Containerized applications require testing at multiple levels: unit tests inside the container, integration tests across containers, and end-to-end tests against the running application stack.

# docker-compose.test.yml - Testing configuration
version: '3.8'
 
services:
  test-db:
    image: postgres:16-alpine
    environment:
      - POSTGRES_DB=testdb
      - POSTGRES_USER=test
      - POSTGRES_PASSWORD=test
    tmpfs:
      - /var/lib/postgresql/data  # RAM-backed for speed
 
  test-redis:
    image: redis:7-alpine
    tmpfs:
      - /data
 
  tests:
    build:
      context: .
      target: dependencies
    environment:
      - NODE_ENV=test
      - DB_HOST=test-db
      - REDIS_HOST=test-redis
    depends_on:
      - test-db
      - test-redis
    command: npm test
# Run tests in isolated containers
docker compose -f docker-compose.test.yml up --build --abort-on-container-exit
docker compose -f docker-compose.test.yml down -v

Future Outlook

Docker continues to evolve with improvements to build performance (BuildKit), security (rootless mode), and platform support. The rise of WebAssembly (Wasm) as a container runtime target presents an interesting complement to traditional Linux containers. Docker Desktop now supports Wasm containers alongside traditional Linux containers, enabling lighter-weight workloads that start in milliseconds.

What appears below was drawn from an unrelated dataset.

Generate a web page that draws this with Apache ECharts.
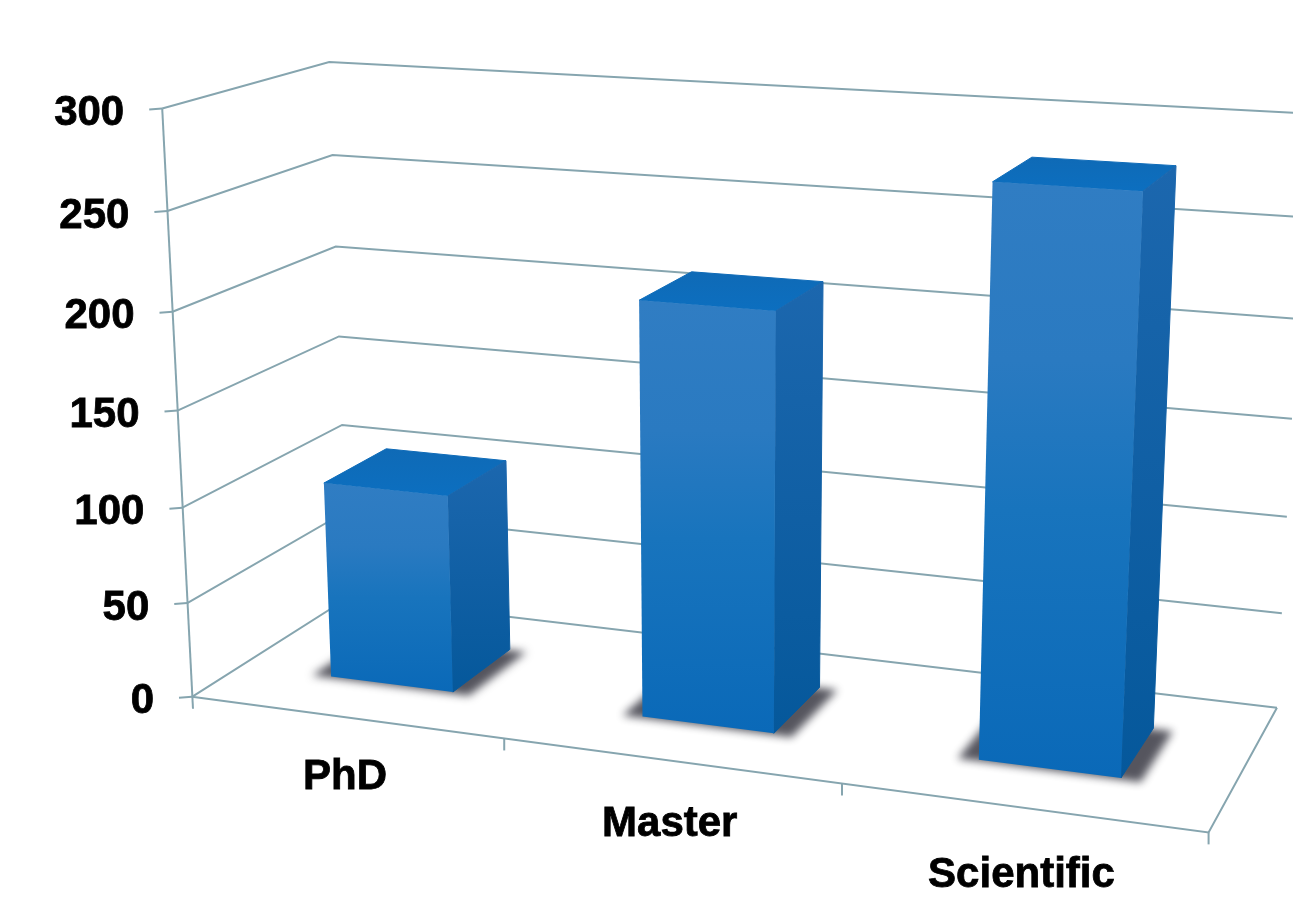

The container ecosystem is also seeing convergence around Kubernetes as the orchestration standard. Docker Compose remains the tool of choice for local development and simple deployments, while Kubernetes handles production orchestration. Tools like Docker Desktop bridge this gap by providing Kubernetes support alongside the familiar Compose workflow.

Conclusion

Docker transforms how teams develop, test, and deploy applications by providing consistent environments from laptop to production. The key concepts you have learned in this guide form the foundation for all container-based workflows:

  1. Images and containers are the core abstractions. Images are blueprints; containers are running instances.
  2. Dockerfiles define how images are built. Layer ordering affects build cache efficiency.
  3. Docker Compose orchestrates multi-container applications. Use it for local development and simple production deployments.
  4. Volumes persist data beyond container lifecycles. Never store important data in a container's writable layer.
  5. Networking enables container communication. User-defined networks provide DNS resolution by service name.

Start by containerizing a simple application, then progressively add databases, caches, and other services. The investment in learning Docker pays dividends across every stage of the software development lifecycle, from the first line of code to production monitoring.